4. The hand held power wrench (10) according to claim 3, wherein the first and the second end stops (19,24) are arranged on opposite ends of the second screw part (17) on opposite sides of the first screw part (16) .

5. The hand held power wrench (10) according to claim 4, wherein both end stops (19,24) comprise an inner disc (25) that is rotatably arranged with respect to the second screw part (17) and arranged to face a contact surface (32,33) on the first screw part (16), and an outer disc (26) fixedly arranged on the second screw part (17) outside of the inner disc (25), which discs (25,26) each comprise a recessed circumferential surface (28,29), respectively, that are arranged so as to face each other such that each pair of opposed recesses form a space, and wherein a roller (30) is located in each space, and wherein the interaction between the recessed circumferential surfaces (28,29) and the rollers (30) limit the mutual rotation between the inner and the outer discs (25,26) .

6. The hand held power wrench (10) according to claim 5, wherein the inner disc (25) of each end stop (19,24) is allowed to move axially within a gap (35), and wherein a resilient member (31) is arranged to force the discs to rotate with respect to each other such that the recesses (28,29) will be positioned out of alignment with each other so as to force the inner disc (25) axially away from the outer disc (26) within said gap (35) .

7. The hand held power wrench (10) according to anyone of the preceding claims, wherein a torgue sensor is arranged on the output shaft (14) to measure the torgue delivered by the output shaft (14) .

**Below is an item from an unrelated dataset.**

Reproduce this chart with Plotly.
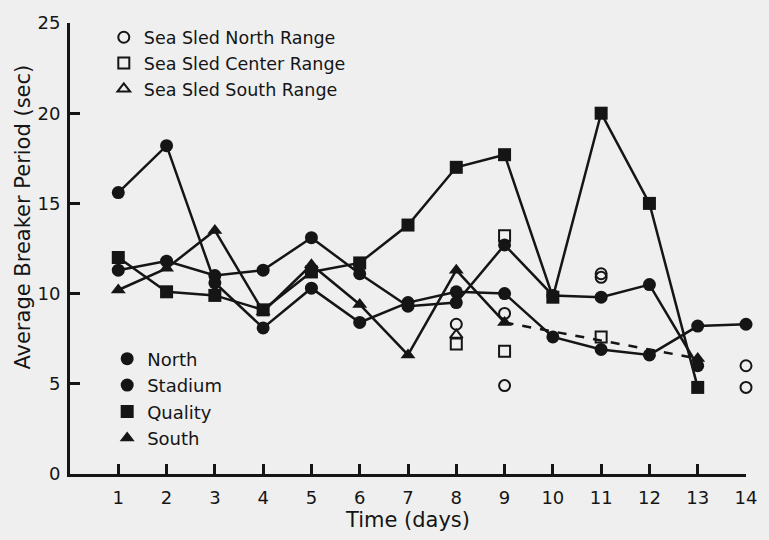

8. Method of performing a tightening operation or an untightening operation with a hand held power wrench according to anyone of the preceding claims, the method comprising the steps of:

driving the motor (12) in a first direction to create a span between the first and second screw connection (16,17);

driving the motor in a second direction opposed to the first direction so as accelerate the inertia body (13) and build up a rotational energy that is transmitted to the output shaft in a torgue pulse when the screw connection reaches an end stop (19,24) .

9. The method according to claim 8, further comprising the steps of monitoring a parameter relating to the tightening or untightening operation, the parameter being the delivered torgue, the angular position of the output shaft or the clamp force installed into the joint, wherein the method of driving the motor in a first and second direction is repeated until a target value has been reached.